Thursday, December 10, 2009

The Wishbone

This post has absolutely nothing to do with triathlon, running, biking, swimming or anything remotely athletic. It has to do with an event that occurred about a week ago at my house that I have to write about.

This year we didn't have Thanksgiving at our house, so in typical Thanksgiving fashion, my wife cooked up a turkey the weekend after the holiday so that we could have turkey sandwiches, basically still have "leftovers". As I was carving up our bird I came across the wishbone, cleaned it off and placed it on the window sill so that it would dry off. I'm not sure how many people do this, but in my house growing up, we always kept the wishbone from the turkey and then once it was dried out enough, my father would have my sister and I each make a wish, a wish that we could tell no one about lest it never come true, then he would have us each grab one end of the wish bone. Finally he would have us pull and break the bone in half (or in some cases it would just shatter if it were too dry). The person with the bigger piece would have their wish granted. After years of doing this I found out that the higher you grab up on your side of the bone, the better chance you would have of winner and thus having your wish come true.

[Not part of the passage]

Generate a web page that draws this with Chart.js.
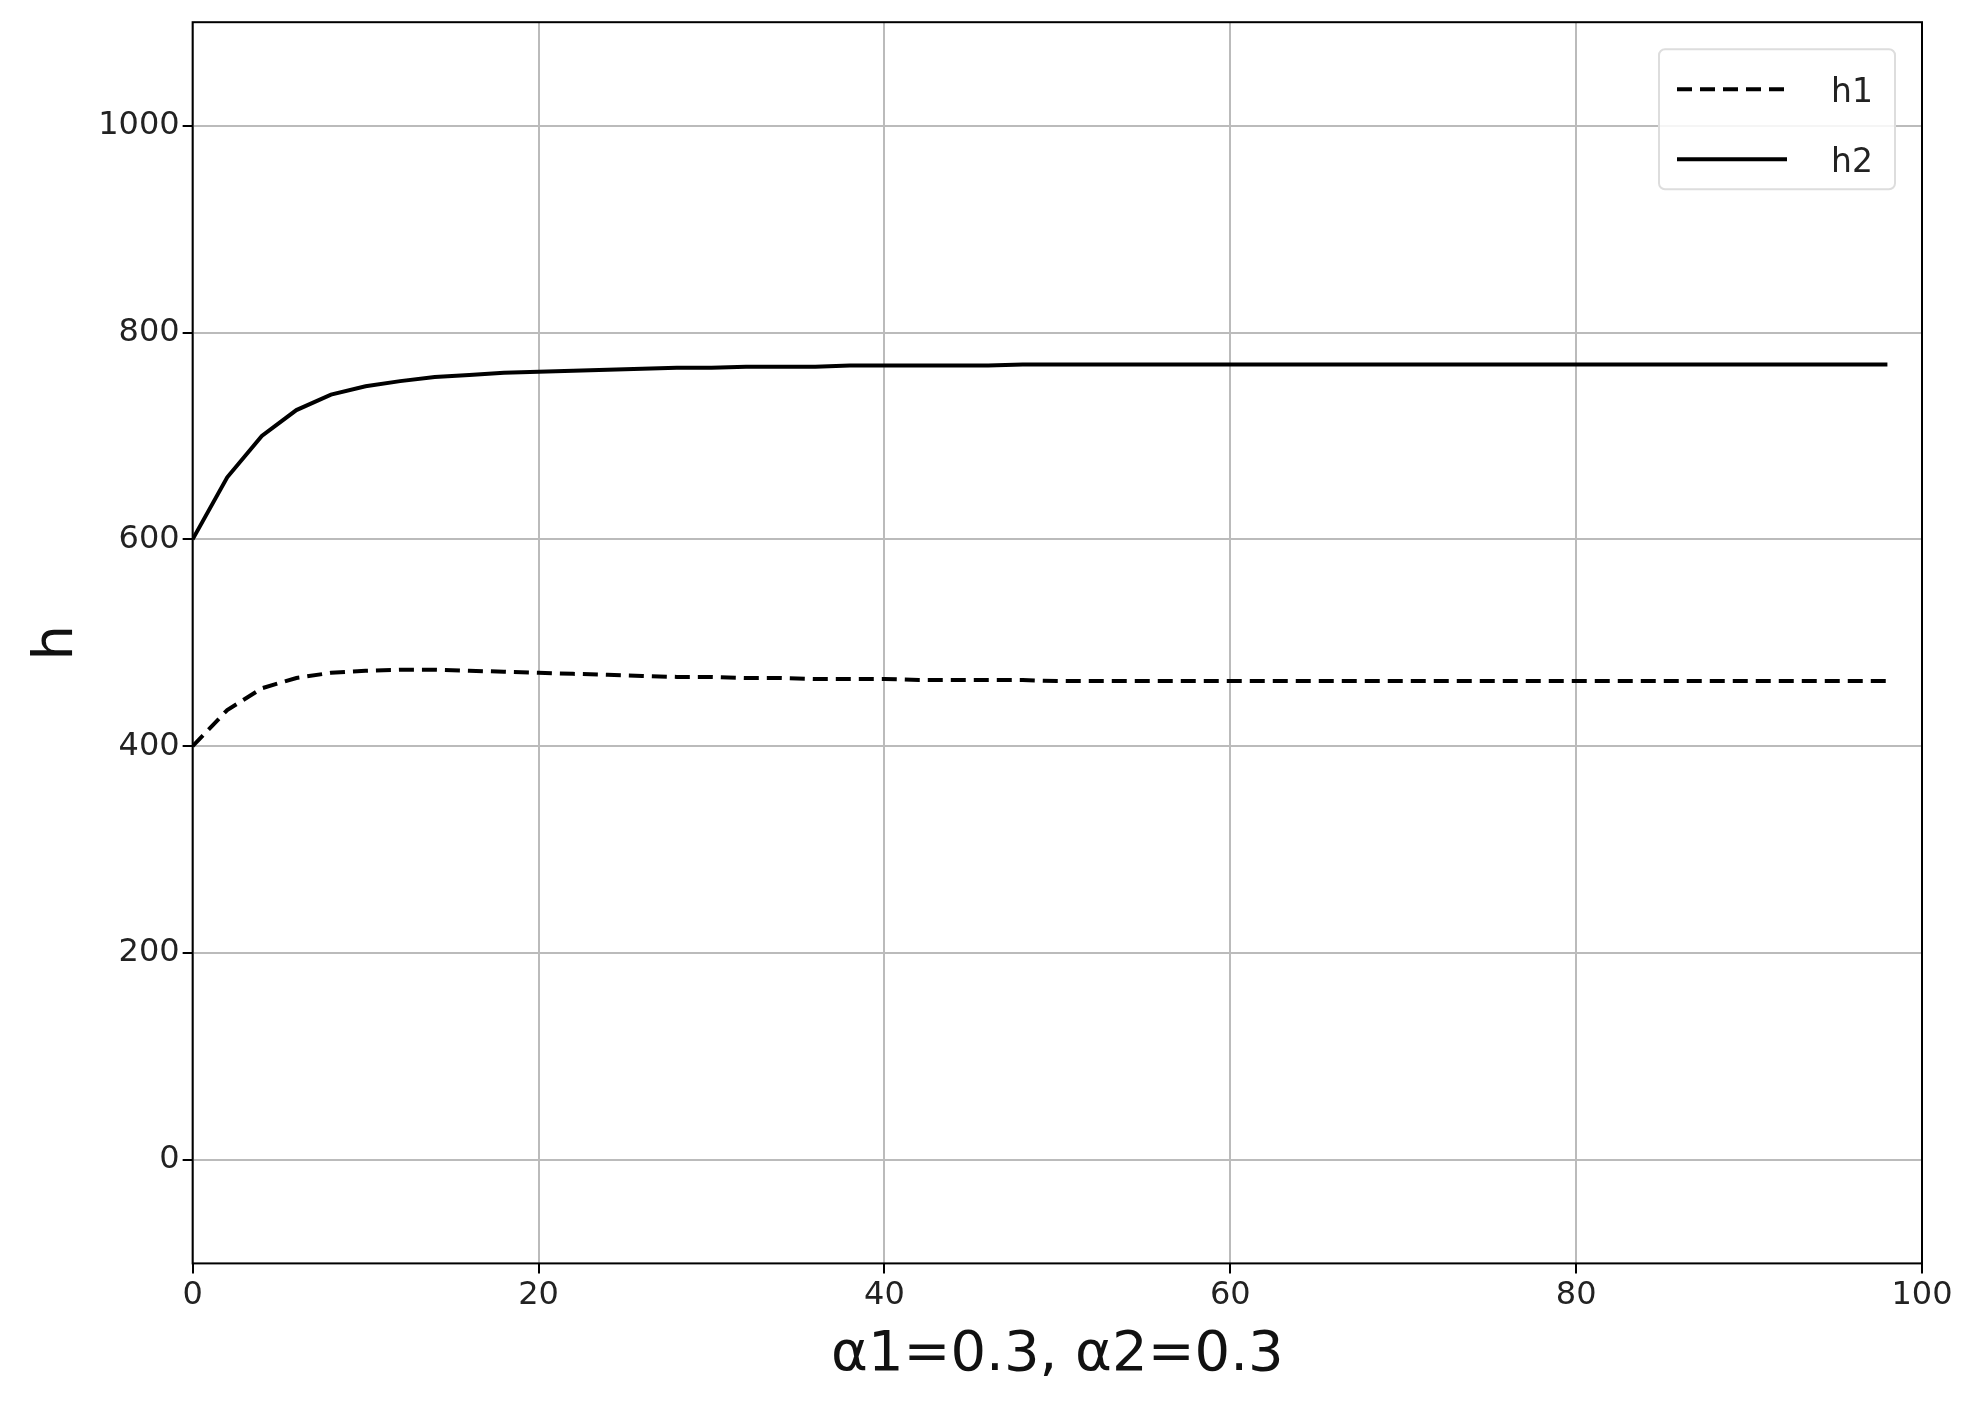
<!DOCTYPE html>
<html><head><meta charset="utf-8">
<script src="https://cdn.jsdelivr.net/npm/chart.js@4"></script>
<style>html,body{margin:0;background:#fff}#w{position:absolute;left:0;top:0;width:1977px;height:1413px}</style>
</head><body><div id="w"><canvas id="c"></canvas></div>
<script>
const xs = [];
for (let i = 0; i <= 98; i += 2) xs.push(i);
const h1 = [400,435,456,466,471,473,474,474,473,472,471,470,469,468,467,467,466,466,465,465,465,464,464,464,464,463,463,463,463,463,463,463,463,463,463,463,463,463,463,463,463,463,463,463,463,463,463,463,463,463];
const h2 = [600,660,700,725,740,748,753,757,759,761,762,763,764,765,766,766,767,767,767,768,768,768,768,768,769,769,769,769,769,769,769,769,769,769,769,769,769,769,769,769,769,769,769,769,769,769,769,769,769,769];
const xTicks = [0,20,40,60,80,100];
const yTicks = [0,200,400,600,800,1000];
const toPts = a => a.map((v,i)=>({x:xs[i],y:v}));
const frame = {id:'frame',afterDraw(c){const a=c.chartArea,x=c.ctx;x.save();
  x.strokeStyle='#000';x.lineWidth=2;x.strokeRect(a.left,a.top,a.right-a.left,a.bottom-a.top);
  // legend box
  const bw=236,bh=140,bx=a.right-27-bw,by=a.top+27;
  x.fillStyle='rgba(255,255,255,0.85)';x.strokeStyle='#ddd';x.lineWidth=2;
  x.beginPath();x.roundRect(bx,by,bw,bh,6);x.fill();x.stroke();
  c.data.datasets.forEach((d,i)=>{const yy=by+40+i*70;x.strokeStyle='#000';x.lineWidth=4;x.setLineDash(d.borderDash||[]);
    x.beginPath();x.moveTo(bx+18,yy);x.lineTo(bx+128,yy);x.stroke();x.setLineDash([]);
    x.fillStyle='#222';x.font='33px "DejaVu Sans"';x.textBaseline='middle';x.fillText(d.label,bx+172,yy+4);});
  x.restore();}};
new Chart(document.getElementById('c'),{
  type:'line',
  data:{datasets:[
    {label:'h1',data:toPts(h1),borderColor:'#000',borderWidth:4,borderDash:[15,8],pointRadius:0,tension:0},
    {label:'h2',data:toPts(h2),borderColor:'#000',borderWidth:4,pointRadius:0,tension:0}
  ]},
  options:{responsive:true,maintainAspectRatio:false,animation:false,
    layout:{padding:{top:22,right:55,left:20,bottom:20}},
    plugins:{legend:{display:false},tooltip:{enabled:false}},
    scales:{
      x:{type:'linear',min:0,max:100,afterBuildTicks:a=>{a.ticks=xTicks.map(v=>({value:v}))},
        grid:{color:'#bbb',lineWidth:2,tickLength:10,tickColor:'#000'},border:{display:false},
        ticks:{color:'#222',font:{family:'DejaVu Sans',size:32},maxRotation:0,callback:v=>String(v)},
        title:{display:true,text:'α1=0.3, α2=0.3',color:'#111',font:{family:'DejaVu Sans',size:56}}},
      y:{min:-100,max:1100,afterBuildTicks:a=>{a.ticks=yTicks.map(v=>({value:v}))},
        grid:{color:'#bbb',lineWidth:2,tickLength:10,tickColor:'#000'},border:{display:false},
        ticks:{color:'#222',font:{family:'DejaVu Sans',size:32},callback:v=>String(v)},
        title:{display:true,text:'h',color:'#111',font:{family:'DejaVu Sans',size:56}}}
    }},
  plugins:[frame]
});
</script></body></html>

Back to the present....so a few days past and it came time for me to pass this tradition on to my girls. So I explained to my girls how it worked and that no matter what they couldn't tell anyone what there wish was or it wouldn't come true. For about an hour before my wife came home I kept asking them what their wish would be if they won, playing with them in attempt to get them to tell me what their wish was. They were tough to crack and held tight to what their wish was going to be.

At last my wife arrived home from a tough day of work and it was time to have our contest. So each girl grabbed a side of the wishbone and pulled. The battle didn't last long, in fact it was over in only a second or two. My four-year old came out victorious and my six-year old walked away sad and dejected, sobbing about how her wish wouldn't come true. I asked her what her wish was, since she lost it didn't matter if she told me or not. She said that she wished that she could have one of Santa Claus's flying reindeer's. Wow, thank God she didn't win, that would have been an extremely tough wish to fulfill. There really wasn't anything that I could say or do to make her feel better.

It was then that my youngest daughter began to look sad. I asked her what was wrong and she gave no answer, she just sulked. Then my wife asked the same question, this time my daughter said with very sad and pouty lips, "I want to tell someone my wish, but then it won't come true." My wife and I then explained that it would be OK if she told us her wish, that it still might come true. She then told us her wish, "I wish that [my sister] would not be mean to me." My wife and I were dumbfounded. Here was out little four year old daughter who could have wished for anything...a pet kitten or heck a unicorn ora 4' tall Barbie or a giant bowl of cookie dough ice cream. But no, all she wanted was for her older sister to be nice to her. That of everything in the world, that was the greatest thing she could wish for.

Of course we then tried to tell her that her big sister is a great sister and that she isn't mean to her; she refused to believe us and she was still sad. We talked to our oldest daughter and tried to explain to her how much her little sister looks up to her and wants to emulate everything that she does. It went in one ear and out the other. We did our best to try and explain to them both how great it is to have a sister and how they will be the best of friends as they get older (at least we hope they are), but I don't think it worked.

So ended the night of the wishbone. To this day, two weeks later, they still fight as usual and our little one still pleads for her big sister to be nice to her. I guess we learned a very valuable lesson since the night fateful night. That being if you make a wish on a wishbone, you should never, ever tell anyone what you wished for or it won't come true. Or at least that is how my wife and I are interpreting it. ;)

I'll write more tomorrow....very cold and windy outside...should make for perfect running weather tomorrow....or a good day to put an hour in on the trainer. Adios!